Prompt. Output the material exactly, but drop every image it holds.

• • • • • • •

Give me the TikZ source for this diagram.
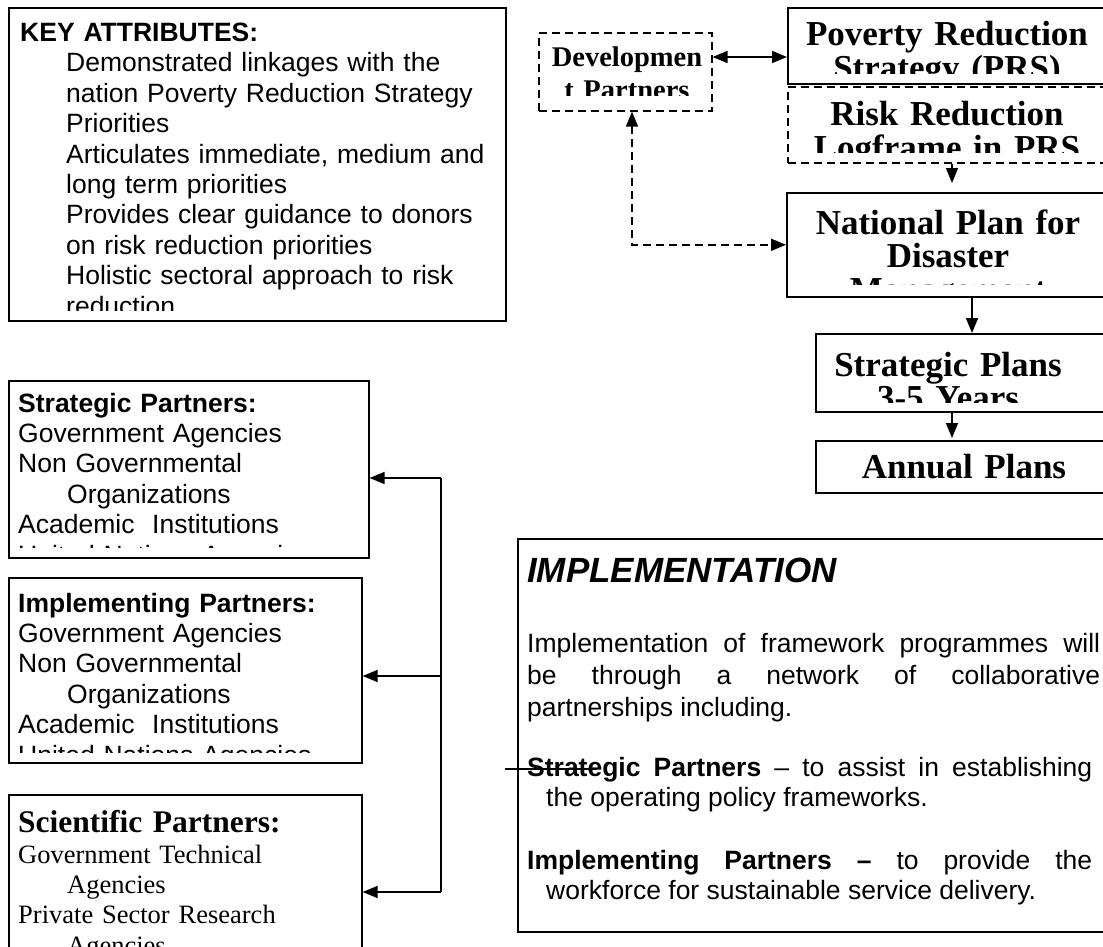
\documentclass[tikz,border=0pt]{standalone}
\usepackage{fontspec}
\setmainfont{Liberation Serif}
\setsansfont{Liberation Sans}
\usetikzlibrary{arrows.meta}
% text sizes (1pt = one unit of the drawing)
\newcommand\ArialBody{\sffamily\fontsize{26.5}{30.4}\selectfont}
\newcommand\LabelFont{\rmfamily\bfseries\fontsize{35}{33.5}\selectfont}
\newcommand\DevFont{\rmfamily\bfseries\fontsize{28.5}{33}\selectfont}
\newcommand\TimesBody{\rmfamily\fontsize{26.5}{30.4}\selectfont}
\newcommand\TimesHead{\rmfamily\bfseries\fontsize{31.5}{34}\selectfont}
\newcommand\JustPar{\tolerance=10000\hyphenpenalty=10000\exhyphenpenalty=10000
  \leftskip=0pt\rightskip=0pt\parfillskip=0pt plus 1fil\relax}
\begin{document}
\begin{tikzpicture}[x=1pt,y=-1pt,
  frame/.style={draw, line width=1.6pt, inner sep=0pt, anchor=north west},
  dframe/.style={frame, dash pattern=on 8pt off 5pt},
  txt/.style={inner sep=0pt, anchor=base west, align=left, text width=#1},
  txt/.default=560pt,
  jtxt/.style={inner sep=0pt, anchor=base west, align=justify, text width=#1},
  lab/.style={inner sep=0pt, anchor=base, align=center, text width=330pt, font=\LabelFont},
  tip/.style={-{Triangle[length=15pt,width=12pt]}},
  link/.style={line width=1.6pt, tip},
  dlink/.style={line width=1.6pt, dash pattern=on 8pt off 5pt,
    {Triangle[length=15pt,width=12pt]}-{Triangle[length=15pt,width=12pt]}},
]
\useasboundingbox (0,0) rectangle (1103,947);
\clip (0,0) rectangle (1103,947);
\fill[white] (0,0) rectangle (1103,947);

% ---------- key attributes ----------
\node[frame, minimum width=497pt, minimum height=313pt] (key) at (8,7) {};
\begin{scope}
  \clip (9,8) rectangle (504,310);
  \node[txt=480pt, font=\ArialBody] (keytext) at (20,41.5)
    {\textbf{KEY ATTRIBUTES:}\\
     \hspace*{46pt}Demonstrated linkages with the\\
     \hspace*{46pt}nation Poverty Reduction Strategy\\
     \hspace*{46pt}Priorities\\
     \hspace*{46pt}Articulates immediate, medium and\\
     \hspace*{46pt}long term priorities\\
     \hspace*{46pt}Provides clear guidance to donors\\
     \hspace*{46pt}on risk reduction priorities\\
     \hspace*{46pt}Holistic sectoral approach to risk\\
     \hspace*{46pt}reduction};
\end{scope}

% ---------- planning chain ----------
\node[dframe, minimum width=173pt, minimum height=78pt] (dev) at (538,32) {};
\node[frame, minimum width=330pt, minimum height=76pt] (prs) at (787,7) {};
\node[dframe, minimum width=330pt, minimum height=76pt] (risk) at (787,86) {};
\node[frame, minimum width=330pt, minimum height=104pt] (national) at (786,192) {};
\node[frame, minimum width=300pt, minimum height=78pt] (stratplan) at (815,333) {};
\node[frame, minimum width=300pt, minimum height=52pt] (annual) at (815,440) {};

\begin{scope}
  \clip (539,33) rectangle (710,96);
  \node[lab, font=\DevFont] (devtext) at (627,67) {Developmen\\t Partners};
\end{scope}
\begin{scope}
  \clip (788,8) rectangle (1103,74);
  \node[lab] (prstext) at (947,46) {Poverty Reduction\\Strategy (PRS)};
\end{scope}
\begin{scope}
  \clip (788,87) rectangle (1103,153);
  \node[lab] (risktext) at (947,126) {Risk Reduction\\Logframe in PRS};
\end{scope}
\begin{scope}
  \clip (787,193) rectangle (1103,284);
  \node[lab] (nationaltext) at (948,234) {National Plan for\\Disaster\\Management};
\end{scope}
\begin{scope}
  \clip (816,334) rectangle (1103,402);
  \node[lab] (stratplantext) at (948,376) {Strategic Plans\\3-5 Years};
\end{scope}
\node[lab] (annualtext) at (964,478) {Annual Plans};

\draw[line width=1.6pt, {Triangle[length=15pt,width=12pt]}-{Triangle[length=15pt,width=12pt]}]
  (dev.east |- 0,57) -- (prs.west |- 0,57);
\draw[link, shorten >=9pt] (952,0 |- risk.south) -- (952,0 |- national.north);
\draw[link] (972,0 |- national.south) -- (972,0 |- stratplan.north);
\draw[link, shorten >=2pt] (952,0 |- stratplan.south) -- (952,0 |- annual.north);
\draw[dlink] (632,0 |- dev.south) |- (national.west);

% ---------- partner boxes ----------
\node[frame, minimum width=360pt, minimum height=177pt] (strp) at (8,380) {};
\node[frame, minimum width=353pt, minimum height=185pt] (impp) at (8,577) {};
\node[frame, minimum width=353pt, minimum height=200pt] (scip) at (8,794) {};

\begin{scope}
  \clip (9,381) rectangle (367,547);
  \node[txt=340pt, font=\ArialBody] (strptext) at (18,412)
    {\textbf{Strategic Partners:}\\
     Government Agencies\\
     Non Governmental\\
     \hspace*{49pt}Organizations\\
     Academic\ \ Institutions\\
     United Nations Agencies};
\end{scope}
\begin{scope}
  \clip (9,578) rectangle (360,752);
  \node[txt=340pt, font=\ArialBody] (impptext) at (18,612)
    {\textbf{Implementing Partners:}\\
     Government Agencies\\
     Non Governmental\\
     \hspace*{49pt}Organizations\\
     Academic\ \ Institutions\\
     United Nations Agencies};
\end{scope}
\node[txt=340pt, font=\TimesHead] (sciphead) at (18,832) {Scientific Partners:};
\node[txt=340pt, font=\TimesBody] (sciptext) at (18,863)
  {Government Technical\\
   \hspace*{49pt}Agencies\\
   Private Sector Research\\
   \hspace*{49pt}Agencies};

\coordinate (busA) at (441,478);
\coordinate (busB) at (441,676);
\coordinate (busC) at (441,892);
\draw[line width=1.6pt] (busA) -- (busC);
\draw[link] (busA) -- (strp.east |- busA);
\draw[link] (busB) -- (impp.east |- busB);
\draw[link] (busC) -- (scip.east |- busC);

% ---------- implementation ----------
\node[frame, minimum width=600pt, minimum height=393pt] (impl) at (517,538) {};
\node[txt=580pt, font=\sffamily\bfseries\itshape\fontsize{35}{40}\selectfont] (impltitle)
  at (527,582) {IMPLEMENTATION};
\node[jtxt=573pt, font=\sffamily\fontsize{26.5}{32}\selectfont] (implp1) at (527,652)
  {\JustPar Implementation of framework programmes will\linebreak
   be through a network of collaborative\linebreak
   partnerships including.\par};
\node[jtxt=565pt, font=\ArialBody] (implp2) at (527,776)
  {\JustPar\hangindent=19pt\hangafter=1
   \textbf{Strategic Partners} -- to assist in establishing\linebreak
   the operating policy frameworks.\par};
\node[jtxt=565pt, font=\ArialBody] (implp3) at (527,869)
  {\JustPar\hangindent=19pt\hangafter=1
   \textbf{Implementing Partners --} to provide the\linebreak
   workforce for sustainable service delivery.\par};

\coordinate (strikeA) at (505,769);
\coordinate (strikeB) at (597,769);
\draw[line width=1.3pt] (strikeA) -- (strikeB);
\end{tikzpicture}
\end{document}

• • • • • • •

Solution to this exercise.
Give me the TikZ source for this diagram.
\documentclass[tikz,border=0pt]{standalone}
\usepackage{fontspec}
\setmainfont{Liberation Serif}
\setsansfont{Liberation Sans}
\usetikzlibrary{arrows.meta}
% text sizes (1pt = one unit of the drawing)
\newcommand\ArialBody{\sffamily\fontsize{26.5}{30.4}\selectfont}
\newcommand\LabelFont{\rmfamily\bfseries\fontsize{35}{33.5}\selectfont}
\newcommand\DevFont{\rmfamily\bfseries\fontsize{28.5}{33}\selectfont}
\newcommand\TimesBody{\rmfamily\fontsize{26.5}{30.4}\selectfont}
\newcommand\TimesHead{\rmfamily\bfseries\fontsize{31.5}{34}\selectfont}
\newcommand\JustPar{\tolerance=10000\hyphenpenalty=10000\exhyphenpenalty=10000
  \leftskip=0pt\rightskip=0pt\parfillskip=0pt plus 1fil\relax}
\begin{document}
\begin{tikzpicture}[x=1pt,y=-1pt,
  frame/.style={draw, line width=1.6pt, inner sep=0pt, anchor=north west},
  dframe/.style={frame, dash pattern=on 8pt off 5pt},
  txt/.style={inner sep=0pt, anchor=base west, align=left, text width=#1},
  txt/.default=560pt,
  jtxt/.style={inner sep=0pt, anchor=base west, align=justify, text width=#1},
  lab/.style={inner sep=0pt, anchor=base, align=center, text width=330pt, font=\LabelFont},
  tip/.style={-{Triangle[length=15pt,width=12pt]}},
  link/.style={line width=1.6pt, tip},
  dlink/.style={line width=1.6pt, dash pattern=on 8pt off 5pt,
    {Triangle[length=15pt,width=12pt]}-{Triangle[length=15pt,width=12pt]}},
]
\useasboundingbox (0,0) rectangle (1103,947);
\clip (0,0) rectangle (1103,947);
\fill[white] (0,0) rectangle (1103,947);

% ---------- key attributes ----------
\node[frame, minimum width=497pt, minimum height=313pt] (key) at (8,7) {};
\begin{scope}
  \clip (9,8) rectangle (504,310);
  \node[txt=480pt, font=\ArialBody] (keytext) at (20,41.5)
    {\textbf{KEY ATTRIBUTES:}\\
     \hspace*{46pt}Demonstrated linkages with the\\
     \hspace*{46pt}nation Poverty Reduction Strategy\\
     \hspace*{46pt}Priorities\\
     \hspace*{46pt}Articulates immediate, medium and\\
     \hspace*{46pt}long term priorities\\
     \hspace*{46pt}Provides clear guidance to donors\\
     \hspace*{46pt}on risk reduction priorities\\
     \hspace*{46pt}Holistic sectoral approach to risk\\
     \hspace*{46pt}reduction};
\end{scope}

% ---------- planning chain ----------
\node[dframe, minimum width=173pt, minimum height=78pt] (dev) at (538,32) {};
\node[frame, minimum width=330pt, minimum height=76pt] (prs) at (787,7) {};
\node[dframe, minimum width=330pt, minimum height=76pt] (risk) at (787,86) {};
\node[frame, minimum width=330pt, minimum height=104pt] (national) at (786,192) {};
\node[frame, minimum width=300pt, minimum height=78pt] (stratplan) at (815,333) {};
\node[frame, minimum width=300pt, minimum height=52pt] (annual) at (815,440) {};

\begin{scope}
  \clip (539,33) rectangle (710,96);
  \node[lab, font=\DevFont] (devtext) at (627,67) {Developmen\\t Partners};
\end{scope}
\begin{scope}
  \clip (788,8) rectangle (1103,74);
  \node[lab] (prstext) at (947,46) {Poverty Reduction\\Strategy (PRS)};
\end{scope}
\begin{scope}
  \clip (788,87) rectangle (1103,153);
  \node[lab] (risktext) at (947,126) {Risk Reduction\\Logframe in PRS};
\end{scope}
\begin{scope}
  \clip (787,193) rectangle (1103,284);
  \node[lab] (nationaltext) at (948,234) {National Plan for\\Disaster\\Management};
\end{scope}
\begin{scope}
  \clip (816,334) rectangle (1103,402);
  \node[lab] (stratplantext) at (948,376) {Strategic Plans\\3-5 Years};
\end{scope}
\node[lab] (annualtext) at (964,478) {Annual Plans};

\draw[line width=1.6pt, {Triangle[length=15pt,width=12pt]}-{Triangle[length=15pt,width=12pt]}]
  (dev.east |- 0,57) -- (prs.west |- 0,57);
\draw[link, shorten >=9pt] (952,0 |- risk.south) -- (952,0 |- national.north);
\draw[link] (972,0 |- national.south) -- (972,0 |- stratplan.north);
\draw[link, shorten >=2pt] (952,0 |- stratplan.south) -- (952,0 |- annual.north);
\draw[dlink] (632,0 |- dev.south) |- (national.west);

% ---------- partner boxes ----------
\node[frame, minimum width=360pt, minimum height=177pt] (strp) at (8,380) {};
\node[frame, minimum width=353pt, minimum height=185pt] (impp) at (8,577) {};
\node[frame, minimum width=353pt, minimum height=200pt] (scip) at (8,794) {};

\begin{scope}
  \clip (9,381) rectangle (367,547);
  \node[txt=340pt, font=\ArialBody] (strptext) at (18,412)
    {\textbf{Strategic Partners:}\\
     Government Agencies\\
     Non Governmental\\
     \hspace*{49pt}Organizations\\
     Academic\ \ Institutions\\
     United Nations Agencies};
\end{scope}
\begin{scope}
  \clip (9,578) rectangle (360,752);
  \node[txt=340pt, font=\ArialBody] (impptext) at (18,612)
    {\textbf{Implementing Partners:}\\
     Government Agencies\\
     Non Governmental\\
     \hspace*{49pt}Organizations\\
     Academic\ \ Institutions\\
     United Nations Agencies};
\end{scope}
\node[txt=340pt, font=\TimesHead] (sciphead) at (18,832) {Scientific Partners:};
\node[txt=340pt, font=\TimesBody] (sciptext) at (18,863)
  {Government Technical\\
   \hspace*{49pt}Agencies\\
   Private Sector Research\\
   \hspace*{49pt}Agencies};

\coordinate (busA) at (441,478);
\coordinate (busB) at (441,676);
\coordinate (busC) at (441,892);
\draw[line width=1.6pt] (busA) -- (busC);
\draw[link] (busA) -- (strp.east |- busA);
\draw[link] (busB) -- (impp.east |- busB);
\draw[link] (busC) -- (scip.east |- busC);

% ---------- implementation ----------
\node[frame, minimum width=600pt, minimum height=393pt] (impl) at (517,538) {};
\node[txt=580pt, font=\sffamily\bfseries\itshape\fontsize{35}{40}\selectfont] (impltitle)
  at (527,582) {IMPLEMENTATION};
\node[jtxt=573pt, font=\sffamily\fontsize{26.5}{32}\selectfont] (implp1) at (527,652)
  {\JustPar Implementation of framework programmes will\linebreak
   be through a network of collaborative\linebreak
   partnerships including.\par};
\node[jtxt=565pt, font=\ArialBody] (implp2) at (527,776)
  {\JustPar\hangindent=19pt\hangafter=1
   \textbf{Strategic Partners} -- to assist in establishing\linebreak
   the operating policy frameworks.\par};
\node[jtxt=565pt, font=\ArialBody] (implp3) at (527,869)
  {\JustPar\hangindent=19pt\hangafter=1
   \textbf{Implementing Partners --} to provide the\linebreak
   workforce for sustainable service delivery.\par};

\coordinate (strikeA) at (505,769);
\coordinate (strikeB) at (597,769);
\draw[line width=1.3pt] (strikeA) -- (strikeB);
\end{tikzpicture}
\end{document}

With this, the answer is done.